[XML-SIG] Ideas for web/ package
Fred L. Drake, Jr.
fdrake@acm.org
Fri, 15 Feb 2002 13:14:59 -0500
Andrew Kuchling writes:
> As part of the RELAX NG stuff, I've discovered that urlparse() is
> really lenient in its parsing. For example, the fragment value is ''
> if no fragment is supplied, so you can't distinguish between
> http://www.amk.ca and http://www.amk.ca# . Unfortunately this can't
It's not clear that the distinction is meaningful in the RFC, as best
as I can recall (it's been a couple of months since I looked at it).
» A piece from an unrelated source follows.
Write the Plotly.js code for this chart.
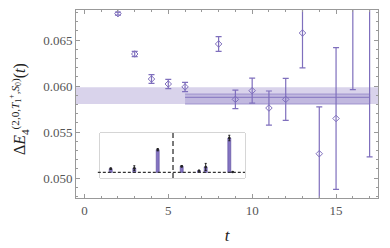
<!DOCTYPE html>
<html><head><meta charset="utf-8">
<script src="https://cdn.plot.ly/plotly-3.0.1.min.js"></script>
<style>html,body{margin:0;padding:0;background:#fff}#chart{width:390px;height:248px}</style>
</head><body><div id="chart"></div>
<script>
// Main series: effective energy difference vs t
const tVals = [2, 3, 4, 5, 6, 8, 9, 10, 11, 12, 13, 14, 15, 16, 17];
const dE = [0.06786, 0.06348, 0.06076, 0.06022, 0.0599, 0.06457, 0.05855, 0.05949, 0.05761, 0.05855, 0.06576, 0.05264, 0.05647, 0.0705, 0.0690];
const dEerr = [0.00016, 0.00028, 0.00047, 0.0005, 0.0005, 0.0008, 0.001, 0.00136, 0.00185, 0.00228, 0.0038, 0.0051, 0.0077, 0.0109, 0.0167];
// Bands: [tStart, tEnd, low, high]
const bandWide = [-0.5, 17.5, 0.05804, 0.05986];
const bandFit = [6, 17, 0.05804, 0.05913];
const fitCentral = 0.05877;
// Inset: overlap bars
const insetX = [1.07, 3.43, 5.77, 8.17, 9.9, 10.57, 12.93, 13.27];
const insetY = [0.096, 0.11, 0.577, 0.157, 0.045, 0.14, 0.873, 0.01];
const insetErr = [0.02, 0.06, 0.03, 0.02, 0.01, 0.09, 0.07, 0.01];
const insetDotted = [2.9, 4.9, 5.6, 10.0, 12.0, 12.7];
const insetDashed = [7.3];

const purple = '#7f6fbd';
const traces = [
  {x:[bandWide[0],bandWide[1],bandWide[1],bandWide[0]], y:[bandWide[2],bandWide[2],bandWide[3],bandWide[3]],
   fill:'toself', fillcolor:'rgba(170,158,210,0.45)', line:{width:0}, mode:'lines', hoverinfo:'skip', showlegend:false},
  {x:[bandFit[0],bandFit[1],bandFit[1],bandFit[0]], y:[bandFit[2],bandFit[2],bandFit[3],bandFit[3]],
   fill:'toself', fillcolor:'rgba(150,135,200,0.35)', line:{width:1, color:'rgba(140,125,195,0.7)'}, mode:'lines', hoverinfo:'skip', showlegend:false},
  {x:[bandFit[0],bandFit[1]], y:[fitCentral, fitCentral], mode:'lines', line:{width:1.2, color:'rgba(130,115,190,0.8)'}, showlegend:false},
  {x:tVals, y:dE, mode:'markers', type:'scatter', showlegend:false,
   marker:{symbol:'diamond-open', size:5, color:purple, line:{width:1, color:purple}},
   error_y:{type:'data', array:dEerr, visible:true, color:purple, thickness:1.2, width:3}},
  {x:insetX, y:insetY, type:'bar', xaxis:'x2', yaxis:'y2', width:0.3, showlegend:false,
   marker:{color:'#8474c2', line:{color:'#5a4a9a', width:0.6}}},
  {x:insetX, y:insetY, mode:'markers', type:'scatter', xaxis:'x2', yaxis:'y2', showlegend:false,
   marker:{size:2.5, color:'#222'},
   error_y:{type:'data', array:insetErr, visible:true, color:'#222', thickness:1, width:1}}
];

const shapes = [
  {type:'rect', xref:'x2 domain', yref:'y2 domain', x0:0, x1:1, y0:0, y1:1, layer:'below',
   fillcolor:'#f4f4f4', line:{color:'#aaaaaa', width:1}},
  {type:'line', xref:'x2 domain', yref:'y2', x0:-0.015, x1:1, y0:0, y1:0, line:{color:'#333', width:1.2, dash:'3px,2px'}}
];
insetDotted.forEach(v => shapes.push({type:'line', xref:'x2', yref:'y2 domain', x0:v, x1:v, y0:0, y1:1, layer:'below', line:{color:'#999', width:1, dash:'dot'}}));
insetDashed.forEach(v => shapes.push({type:'line', xref:'x2', yref:'y2 domain', x0:v, x1:v, y0:0, y1:1, line:{color:'#222', width:1.2, dash:'5px,3px'}}));

const tickFont = {family:'Liberation Serif, serif', size:13, color:'#555'};
const layout = {
  width:390, height:248, margin:{l:76, r:12, t:10, b:50},
  paper_bgcolor:'#fff', plot_bgcolor:'#fff', showlegend:false,
  font:{family:'Liberation Serif, serif'},
  xaxis:{range:[-0.5,17.5], dtick:5, tick0:0, ticks:'inside', ticklen:4, tickcolor:'#999', showline:true, linecolor:'#999', linewidth:1,
    mirror:'ticks', showgrid:false, zeroline:false, tickfont:tickFont,
    minor:{dtick:1, ticks:'inside', ticklen:2, tickcolor:'#999'},
    title:{text:'<i>t</i>', font:{family:'Liberation Serif, serif', size:17, color:'#222'}, standoff:12}},
  yaxis:{range:[0.04783,0.06826], dtick:0.005, tick0:0.05, ticks:'inside', ticklen:4, tickcolor:'#999', showline:true, linecolor:'#999', linewidth:1,
    mirror:'ticks', showgrid:false, zeroline:false, tickfont:tickFont, tickformat:'.3f',
    minor:{dtick:0.001, ticks:'inside', ticklen:2, tickcolor:'#999'}},
  xaxis2:{domain:[0.0795,0.5596], range:[0,14.5], visible:false, anchor:'y2'},
  yaxis2:{domain:[0.1064,0.3457], range:[-0.14,1], visible:false, anchor:'x2'},
  shapes:shapes,
  annotations:[{xref:'paper', yref:'paper', x:-0.1887, y:0.473, xanchor:'center', yanchor:'middle', textangle:-90, showarrow:false,
    text:'Δ<i>E</i><sub>4</sub><sup>(2,0,<i>T</i><sub>1</sub><sup>+</sup>,<i>S</i><sub>0</sub>)</sup>(<i>t</i>)',
    font:{family:'Liberation Serif, serif', size:16, color:'#222'}}]
};
Plotly.newPlot('chart', traces, layout, {displayModeBar:false, staticPlot:true});
</script></body></html>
> really be fixed without changing the API of urlparse() and breaking
> old code.
That's a big issue. I added some new functions in Python 2.2
(urlsplit() and urlunsplit()), but they won't address your concern
about fragments.
> 1) a stricter URL parser, and
You'll have to be more specific about requirements than this! You're
asking for lexical information about the URL rather than logical
information; I'm not sure that's even come up before.
> 2) the skeleton of a Web client that
> handles cookies and caching sensibly (so you could write
> screen-scraping applications on top of it).
This would be *really* nice to have!
-Fred
--
Fred L. Drake, Jr. <fdrake at acm.org>
PythonLabs at Zope Corporation